Make eye contact. There may be times when you want to avoid looking your partner in the eye, especially when they’ve made you upset or angry. Even in these moments, keep in mind that nothing is as effective at conveying (or betraying!) your sentiments as eye contact. Words may reach the brain but an eyeful glance trickles down to the soul. Get into the habit of looking your partner in the eye when you address them to lock in the potency of your words.

Engage in quality conversation. I stress the word quality here. Anyone can say “hi, how are you, I’m fine,” but not everyone can maintain a mindful dialogue. Complain less and ask more. Ask questions of importance to your partner to help them open up, but don’t make the conversation seem like an interview. Ask one relevant question, then let them talk as much (or as little) as they want. Listen to their tone, their word choice, their hesitation at certain moments, etc. They may be trying to tell you how something makes them feel, but may have trouble letting it out. Subconsciously, their tone is reflecting their emotions about a specific topic. Consider the overall quality of your conversations: Are you speaking enough and if so, what is the root of your dialogue? Are you reaching helpful conclusions together, or harmful conclusions against each other? The correct type of speech can be very progressive, as it inspires, resolves, and offers brand new perspective. When all else fails, simply ask, “How do you feel?”

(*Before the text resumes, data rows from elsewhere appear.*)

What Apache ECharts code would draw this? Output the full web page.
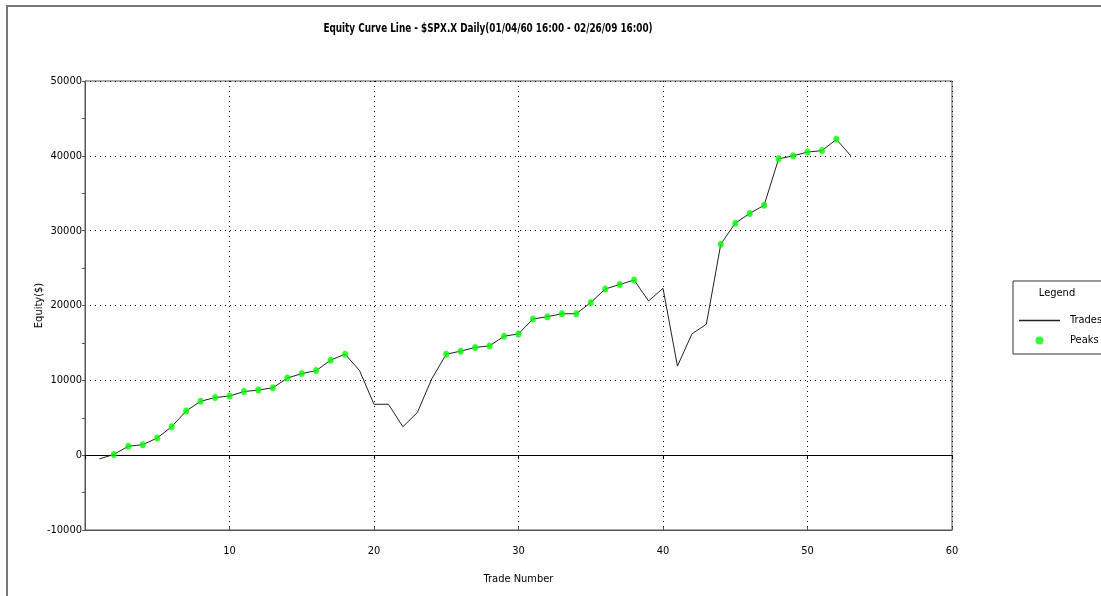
<!DOCTYPE html>
<html>
<head>
<meta charset="utf-8">
<script src="https://cdn.jsdelivr.net/npm/echarts@6/dist/echarts.min.js"></script>
<style>html,body{margin:0;padding:0;background:#fff;}#c{width:1101px;height:596px;}</style>
</head>
<body>
<div id="c"></div>
<script>
const titleText = 'Equity Curve Line - $SPX.X Daily(01/04/60 16:00 - 02/26/09 16:00)';
const tradeNumbers = [1,2,3,4,5,6,7,8,9,10,11,12,13,14,15,16,17,18,19,20,21,22,23,24,25,26,27,28,29,30,31,32,33,34,35,36,37,38,39,40,41,42,43,44,45,46,47,48,49,50,51,52,53];
const equity = [-500,100,1200,1400,2300,3800,5900,7200,7700,7900,8500,8700,9000,10300,10900,11300,12700,13500,11300,6800,6800,3800,5700,10200,13500,13900,14400,14600,15900,16200,18200,18500,18900,18900,20400,22200,22800,23400,20600,22300,11900,16200,17500,28200,31000,32300,33400,39600,40000,40500,40700,42200,40000];
const peakTrades = [2,3,4,5,6,7,8,9,10,11,12,13,14,15,16,17,18,25,26,27,28,29,30,31,32,33,34,35,36,37,38,44,45,46,47,48,49,50,51,52];
const xTicks = [0,10,20,30,40,50,60];
const yTicks = [-10000,0,10000,20000,30000,40000,50000];

const FONT = '"Liberation Sans Narrow","DejaVu Sans Condensed","Arial Narrow",sans-serif';
const tradeData = tradeNumbers.map((t,i)=>[t,equity[i]]);
const peakData = peakTrades.map(t=>[t,equity[tradeNumbers.indexOf(t)]]);

const chart = echarts.init(document.getElementById('c'), null, {renderer:'canvas'});
chart.setOption({
  animation:false,
  backgroundColor:'#ffffff',
  grid:{left:85,top:81,right:149,bottom:66,show:true,borderColor:'#555',borderWidth:1,backgroundColor:'transparent'},
  xAxis:[{
    type:'value',min:xTicks[0],max:xTicks[xTicks.length-1],interval:10,position:'bottom',
    name:'Trade Number',nameLocation:'middle',nameGap:44,nameMoveOverlap:false,
    nameTextStyle:{fontFamily:FONT,fontSize:11,color:'#000'},
    axisLine:{onZero:false,lineStyle:{color:'#555',width:1}},
    axisTick:{inside:true,length:3,lineStyle:{color:'#555'}},
    axisLabel:{margin:16,fontFamily:FONT,fontSize:11,color:'#000',formatter:v=>v===0?'':String(v)},
    splitLine:{show:true,lineStyle:{type:[1,4],color:'#000',width:1}}
  },{
    type:'value',min:xTicks[0],max:xTicks[xTicks.length-1],interval:10,position:'bottom',
    axisLine:{onZero:true,lineStyle:{color:'#000',width:1}},
    axisTick:{show:true,length:4,lineStyle:{color:'#000'}},
    axisLabel:{show:false},splitLine:{show:false}
  }],
  yAxis:{
    type:'value',min:yTicks[0],max:yTicks[yTicks.length-1],interval:10000,
    name:'Equity($)',nameLocation:'middle',nameGap:40,nameMoveOverlap:false,
    nameTextStyle:{fontFamily:FONT,fontSize:11,color:'#000'},
    axisLine:{show:true,onZero:false,lineStyle:{color:'#555',width:1}},
    axisTick:{show:true,length:3,lineStyle:{color:'#555'}},
    minorTick:{show:true,splitNumber:2,length:3,lineStyle:{color:'#555'}},
    axisLabel:{margin:3,fontFamily:FONT,fontSize:11,color:'#000',formatter:v=>String(v)},
    splitLine:{show:true,lineStyle:{type:[1,4],color:'#000',width:1}}
  },
  legend:{
    orient:'vertical',left:1014,top:310,itemWidth:41,itemHeight:8,itemGap:9,
    textStyle:{fontFamily:FONT,fontSize:11,color:'#000',padding:[0,0,0,5]},
    data:[{name:'Trades',icon:'path://M0,0H41V1.5H0Z'},{name:'Peaks',icon:'circle'}]
  },
  graphic:[
    {type:'rect',shape:{x:7,y:6,width:1200,height:700},style:{fill:'none',stroke:'#777',lineWidth:2},silent:true},
    {type:'rect',shape:{x:1013,y:281,width:200,height:73},style:{fill:'#fff',stroke:'#333',lineWidth:1},z:-1,silent:true},
    {type:'text',x:1057,y:293,style:{text:'Legend',fontFamily:FONT,fontSize:11,fill:'#000',align:'center',verticalAlign:'middle'}},
    {type:'text',x:488,y:29,scaleX:0.82,style:{text:titleText,fontFamily:FONT,fontSize:12,fontWeight:'bold',fill:'#000',align:'center',verticalAlign:'middle'}}
  ],
  series:[
    {name:'Trades',type:'line',xAxisIndex:0,data:tradeData,showSymbol:false,symbol:'none',lineStyle:{color:'#222',width:1},itemStyle:{color:'#222'},z:2},
    {name:'Peaks',type:'scatter',xAxisIndex:0,data:peakData,symbol:'circle',symbolSize:[6,7],itemStyle:{color:'#00ff00'},z:3}
  ]
});
</script>
</body>
</html>
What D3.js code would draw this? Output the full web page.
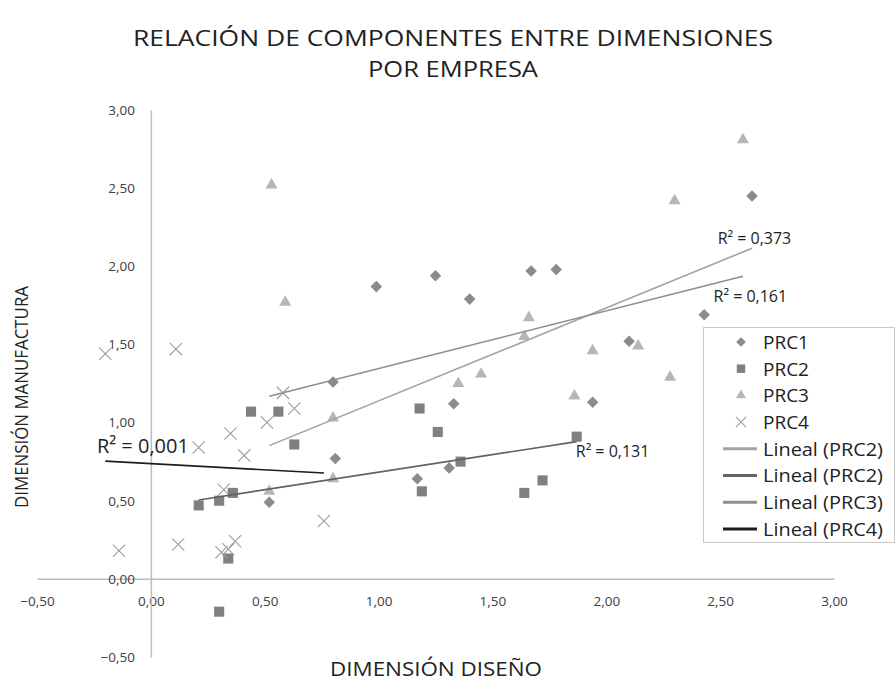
<!DOCTYPE html>
<html>
<head>
<meta charset="utf-8">
<script src="https://cdn.jsdelivr.net/npm/d3@7"></script>
<style>
    body { margin: 0; background: #fff; }
    text { font-family: "Open Sans", sans-serif; }
</style>
</head>
<body>
<div id="chartContainer"></div>
<script>
// Series: [Dimensión diseño, Dimensión manufactura]
const prc1 = [[0.52, 0.49], [0.80, 1.26], [0.81, 0.77], [0.99, 1.87], [1.17, 0.64],
    [1.25, 1.94], [1.31, 0.71], [1.33, 1.12], [1.40, 1.79], [1.67, 1.97],
    [1.78, 1.98], [1.94, 1.13], [2.10, 1.52], [2.43, 1.69], [2.64, 2.45]];
const prc2 = [[0.21, 0.47], [0.30, 0.50], [0.36, 0.55], [0.34, 0.13], [0.30, -0.21],
    [0.44, 1.07], [0.56, 1.07], [0.63, 0.86], [1.18, 1.09], [1.26, 0.94],
    [1.36, 0.75], [1.19, 0.56], [1.64, 0.55], [1.72, 0.63], [1.87, 0.91]];
const prc3 = [[0.52, 0.56], [0.53, 2.52], [0.59, 1.77], [0.80, 0.64], [0.80, 1.03],
    [1.35, 1.25], [1.45, 1.31], [1.64, 1.55], [1.66, 1.67], [1.86, 1.17],
    [1.94, 1.46], [2.14, 1.49], [2.28, 1.29], [2.30, 2.42], [2.60, 2.81]];
const prc4 = [[-0.20, 1.44], [-0.14, 0.18], [0.11, 1.47], [0.12, 0.22], [0.21, 0.84],
    [0.31, 0.17], [0.32, 0.57], [0.34, 0.19], [0.35, 0.93], [0.37, 0.24],
    [0.41, 0.79], [0.51, 1.00], [0.58, 1.19], [0.63, 1.09], [0.76, 0.37]];

const seriesNames = ["PRC1", "PRC2", "PRC3", "PRC4"];
const trendNames = ["Lineal (PRC2)", "Lineal (PRC2)", "Lineal (PRC3)", "Lineal (PRC4)"];
const r2Labels = ["R² = 0,373", "R² = 0,131", "R² = 0,161", "R² = 0,001"];
const xTicks = [-0.5, 0, 0.5, 1, 1.5, 2, 2.5, 3];
const yTicks = [-0.5, 0, 0.5, 1, 1.5, 2, 2.5, 3];

function init() {
    const W = 895, H = 681;
    const fmt = d => d3.format(".2f")(d).replace(".", ",");

    const svg = d3.select("#chartContainer").append("svg")
        .attr("width", W)
        .attr("height", H);

    const x = d3.scaleLinear().domain([-0.5, 3]).range([37, 834]);
    const y = d3.scaleLinear().domain([-0.5, 3]).range([657, 110]);

    // Title (two lines)
    svg.append("text")
        .attr("x", 453).attr("y", 46)
        .attr("text-anchor", "middle")
        .attr("textLength", 640).attr("lengthAdjust", "spacingAndGlyphs")
        .style("font-size", "22.5px").style("fill", "#222")
        .text("RELACIÓN DE COMPONENTES  ENTRE DIMENSIONES");
    svg.append("text")
        .attr("x", 453).attr("y", 77)
        .attr("text-anchor", "middle")
        .attr("textLength", 170).attr("lengthAdjust", "spacingAndGlyphs")
        .style("font-size", "22.5px").style("fill", "#222")
        .text("POR EMPRESA");

    // Axes crossing at zero
    const xAxis = svg.append("g")
        .attr("transform", `translate(0, ${y(0)})`)
        .call(d3.axisBottom(x).tickValues(xTicks).tickFormat(fmt).tickSize(0).tickPadding(18));
    const yAxis = svg.append("g")
        .attr("transform", `translate(${x(0)}, 0)`)
        .call(d3.axisLeft(y).tickValues(yTicks).tickFormat(fmt).tickSize(0).tickPadding(16));

    [xAxis, yAxis].forEach(a => {
        a.select(".domain").attr("stroke", "#bdbdbd").attr("stroke-width", 1.5);
        a.selectAll("text")
            .style("font-size", "13.5px")
            .style("fill", "#404040")
            .style("font-family", "'Open Sans', sans-serif");
    });

    // Axis titles
    svg.append("text")
        .attr("x", 436).attr("y", 676)
        .attr("text-anchor", "middle")
        .attr("textLength", 212).attr("lengthAdjust", "spacingAndGlyphs")
        .style("font-size", "20px").style("fill", "#222")
        .text("DIMENSIÓN DISEÑO");
    svg.append("text")
        .attr("transform", "translate(28, 397) rotate(-90)")
        .attr("text-anchor", "middle")
        .attr("textLength", 222).attr("lengthAdjust", "spacingAndGlyphs")
        .style("font-size", "19px").style("fill", "#222")
        .text("DIMENSIÓN MANUFACTURA");

    // Marker styles
    const markers = [
        { sym: d3.symbolDiamond2, size: 85, fill: "#8b8b8f", stroke: "none" },
        { sym: d3.symbolSquare2, size: 130, fill: "#808084", stroke: "none" },
        { sym: d3.symbolTriangle2, size: 105, fill: "#b6b6b6", stroke: "none" },
        { sym: d3.symbolX, size: 100, fill: "none", stroke: "#9d9d9d" }
    ];
    const trendStyles = [
        { color: "#a3a3a3", width: 1.6 },
        { color: "#626262", width: 1.6 },
        { color: "#8e8e8e", width: 1.6 },
        { color: "#1c1c1c", width: 1.6 }
    ];
    const series = [prc1, prc2, prc3, prc4];

    // Linear trend per series (least squares), drawn over the series' x range
    function trend(data) {
        const mx = d3.mean(data, d => d[0]);
        const my = d3.mean(data, d => d[1]);
        const b = d3.sum(data, d => (d[0] - mx) * (d[1] - my)) / d3.sum(data, d => (d[0] - mx) ** 2);
        const a = my - b * mx;
        const [x0, x1] = d3.extent(data, d => d[0]);
        return [[x0, a + b * x0], [x1, a + b * x1]];
    }

    const line = d3.line().x(d => x(d[0])).y(d => y(d[1]));

    // Points
    series.forEach((data, i) => {
        const m = markers[i];
        svg.append("g").selectAll("path")
            .data(data)
            .enter().append("path")
            .attr("transform", d => `translate(${x(d[0])}, ${y(d[1])})`)
            .attr("d", d3.symbol().type(m.sym).size(m.size))
            .attr("fill", m.fill)
            .attr("stroke", m.stroke)
            .attr("stroke-width", 1.1);
    });

    // Trend lines
    series.forEach((data, i) => {
        svg.append("path")
            .datum(trend(data))
            .attr("d", line)
            .attr("fill", "none")
            .attr("stroke", trendStyles[i].color)
            .attr("stroke-width", trendStyles[i].width);
    });

    // R² labels (placed where the picture has them)
    const r2Pos = [[2.489, 2.143, 16], [1.866, 0.781, 16], [2.471, 1.772, 16], [-0.237, 0.806, 20]];
    r2Labels.forEach((t, i) => {
        svg.append("text")
            .attr("x", x(r2Pos[i][0])).attr("y", y(r2Pos[i][1]))
            .style("font-size", r2Pos[i][2] + "px").style("fill", "#222")
            .text(t);
    });

    // Legend
    const legend = svg.append("g").attr("transform", "translate(703, 327)");
    legend.append("rect")
        .attr("x", 0.5).attr("y", 0.5)
        .attr("width", 191).attr("height", 215)
        .attr("fill", "#fff").attr("stroke", "#c8c8c8");
    const rowY = i => 15 + i * 26.7;
    seriesNames.forEach((name, i) => {
        const m = markers[i];
        legend.append("path")
            .attr("transform", `translate(38, ${rowY(i)})`)
            .attr("d", d3.symbol().type(m.sym).size(m.size * 0.7))
            .attr("fill", m.fill)
            .attr("stroke", m.stroke)
            .attr("stroke-width", 1.1);
        legend.append("text")
            .attr("x", 60).attr("y", rowY(i))
            .attr("dy", "0.36em")
            .style("font-size", "19px").style("fill", "#222")
            .text(name);
    });
    trendNames.forEach((name, j) => {
        const i = j + 4;
        legend.append("line")
            .attr("x1", 20).attr("x2", 54)
            .attr("y1", rowY(i)).attr("y2", rowY(i))
            .attr("stroke", trendStyles[j].color)
            .attr("stroke-width", 3);
        legend.append("text")
            .attr("x", 60).attr("y", rowY(i))
            .attr("dy", "0.36em")
            .attr("textLength", 120).attr("lengthAdjust", "spacingAndGlyphs")
            .style("font-size", "19px").style("fill", "#222")
            .text(name);
    });
}
window.onload = init;
</script>
</body>
</html>
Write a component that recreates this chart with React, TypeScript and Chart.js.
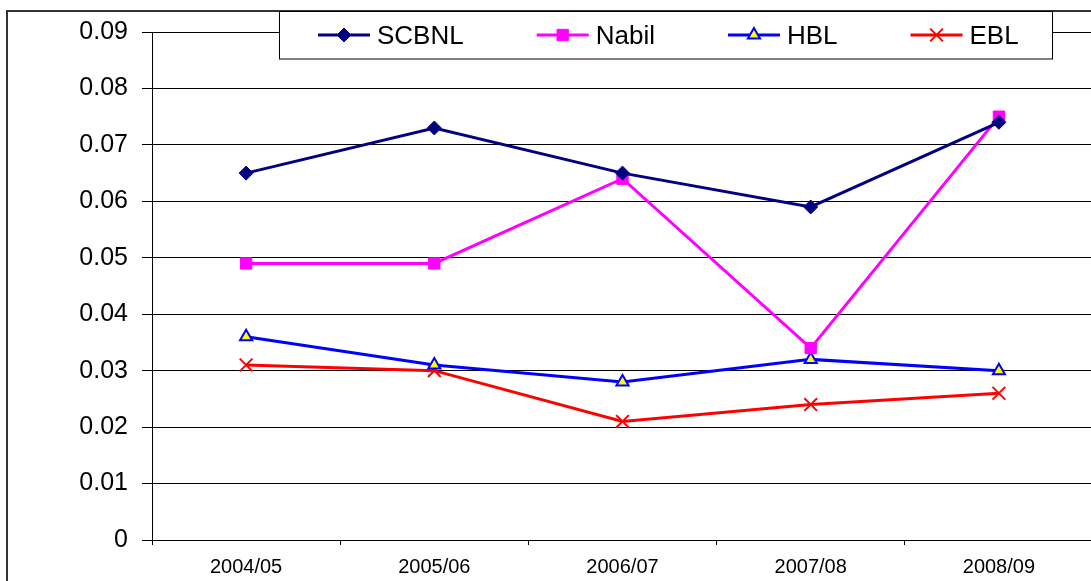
import React, { useEffect, useRef } from 'react';
import { Chart, registerables } from 'chart.js';
import { drawPoint } from 'chart.js/helpers';

Chart.register(...registerables);

const categories = ['2004/05', '2005/06', '2006/07', '2007/08', '2008/09'];
const seriesNames = ['SCBNL', 'Nabil', 'HBL', 'EBL'];
const scbnl = [0.065, 0.073, 0.065, 0.059, 0.074];
const nabil = [0.049, 0.049, 0.064, 0.034, 0.075];
const hbl = [0.036, 0.031, 0.028, 0.032, 0.030];
const ebl = [0.031, 0.030, 0.021, 0.024, 0.026];
const yMin = 0;
const yMax = 0.09;
const yStep = 0.01;

const FONT = '"Liberation Sans", Arial, sans-serif';
const CANVAS_W = 1104;
const CANVAS_H = 581;

const framePlugin = {
  id: 'frameAndLegend',
  afterDraw(chart: any) {
    const ctx = chart.ctx;
    ctx.save();
    // outer frame
    ctx.fillStyle = '#333';
    ctx.fillRect(6, 10, 2, CANVAS_H - 10);
    ctx.fillRect(6, 10, CANVAS_W, 2);
    // legend box
    ctx.fillStyle = '#fff';
    ctx.fillRect(279, 11, 773, 48);
    ctx.strokeStyle = '#000';
    ctx.lineWidth = 1;
    ctx.strokeRect(279.5, 11.5, 773, 47.5);
    ctx.font = `26px ${FONT}`;
    let x = 318;
    const cy = 35;
    chart.data.datasets.forEach((ds: any) => {
      ctx.strokeStyle = ds.borderColor;
      ctx.lineWidth = 3;
      ctx.beginPath();
      ctx.moveTo(x, cy);
      ctx.lineTo(x + 52, cy);
      ctx.stroke();
      ctx.fillStyle = ds.pointBackgroundColor;
      ctx.strokeStyle = ds.pointBorderColor;
      ctx.lineWidth = ds.pointBorderWidth;
      drawPoint(ctx, {
        pointStyle: ds.pointStyle,
        rotation: 0,
        radius: ds.pointRadius,
        borderWidth: ds.pointBorderWidth,
      } as any, x + 26, cy);
      ctx.fillStyle = '#000';
      ctx.textAlign = 'left';
      ctx.textBaseline = 'alphabetic';
      ctx.fillText(ds.label, x + 59, 44);
      x += 59 + ctx.measureText(ds.label).width + 73;
    });
    ctx.restore();
  },
};

export default function App() {
  const ref = useRef<HTMLCanvasElement>(null);
  useEffect(() => {
    if (!ref.current) return;
    const chart = new Chart(ref.current, {
      type: 'line',
      data: {
        labels: categories,
        datasets: [
          {
            label: seriesNames[0],
            data: scbnl,
            borderColor: '#000080',
            backgroundColor: '#000080',
            pointBackgroundColor: '#000080',
            pointBorderColor: '#000080',
            pointBorderWidth: 1,
            pointStyle: 'rectRot',
            pointRadius: 7,
            borderWidth: 3,
          },
          {
            label: seriesNames[1],
            data: nabil,
            borderColor: '#FF00FF',
            backgroundColor: '#FF00FF',
            pointBackgroundColor: '#FF00FF',
            pointBorderColor: '#FF00FF',
            pointBorderWidth: 1,
            pointStyle: 'rect',
            pointRadius: 8,
            borderWidth: 3,
          },
          {
            label: seriesNames[2],
            data: hbl,
            borderColor: '#0000FF',
            backgroundColor: '#0000FF',
            pointBackgroundColor: '#FFFF00',
            pointBorderColor: '#0000FF',
            pointBorderWidth: 2,
            pointStyle: 'triangle',
            pointRadius: 7,
            borderWidth: 3,
          },
          {
            label: seriesNames[3],
            data: ebl,
            borderColor: '#FF0000',
            backgroundColor: '#FF0000',
            pointBackgroundColor: '#FF0000',
            pointBorderColor: '#FF0000',
            pointBorderWidth: 2,
            pointStyle: 'crossRot',
            pointRadius: 9,
            borderWidth: 3,
          },
        ],
      },
      options: {
        animation: false,
        responsive: false,
        devicePixelRatio: 1,
        layout: { padding: { top: 32, right: 4, left: 0, bottom: 0 } },
        plugins: {
          legend: { display: false },
          tooltip: { enabled: false },
          title: { display: false },
        },
        scales: {
          x: {
            type: 'category',
            offset: true,
            grid: {
              drawOnChartArea: false,
              drawTicks: true,
              offset: true,
              tickLength: 5,
              color: '#000',
            },
            border: { display: true, color: '#000', width: 1 },
            ticks: {
              color: '#000',
              font: { family: FONT, size: 20 },
              padding: 10,
              maxRotation: 0,
              autoSkip: false,
            },
            afterFit: (s: any) => { s.height = CANVAS_H - 540; },
          },
          y: {
            min: yMin,
            max: yMax,
            grid: { color: '#000', lineWidth: 1, drawTicks: true, tickLength: 10 },
            border: { display: true, color: '#000', width: 1 },
            ticks: {
              stepSize: yStep,
              color: '#000',
              font: { family: FONT, size: 25 },
              padding: 14,
              callback: (v: any) => (Number(v) === 0 ? '0' : Number(v).toFixed(2)),
            },
            afterFit: (s: any) => { s.width = 152; },
          },
        },
      },
      plugins: [framePlugin],
    });
    return () => chart.destroy();
  }, []);
  return (
    <div style={{ position: 'absolute', left: 0, top: 0, width: 1091, height: CANVAS_H, overflow: 'hidden', background: '#fff' }}>
      <canvas ref={ref} width={CANVAS_W} height={CANVAS_H} style={{ display: 'block' }} />
    </div>
  );
}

Be emotional. I usually advise my female clients to be less emotional to improve their relationship. Negative emotions like rage or neediness should be subdued for the sake of your relationship, yes, but positive emotions must be experienced in totality. Joy, enthrallment, passion, pleasure, and comfort–these emotions should be captured in their greatest spectrum. Dismiss your shyness and forgo the fear of becoming too vulnerable. Simply share incredible sentiments together.

Far surpassing physical intimacy, emotional intimacy is the glue of any love relationship. It’s not only essential to a healthy bond, but it fosters durability, harmony, and stability between two partners. Put into use my six secrets to emotional intimacy and reach the impassioned peak of your relationship.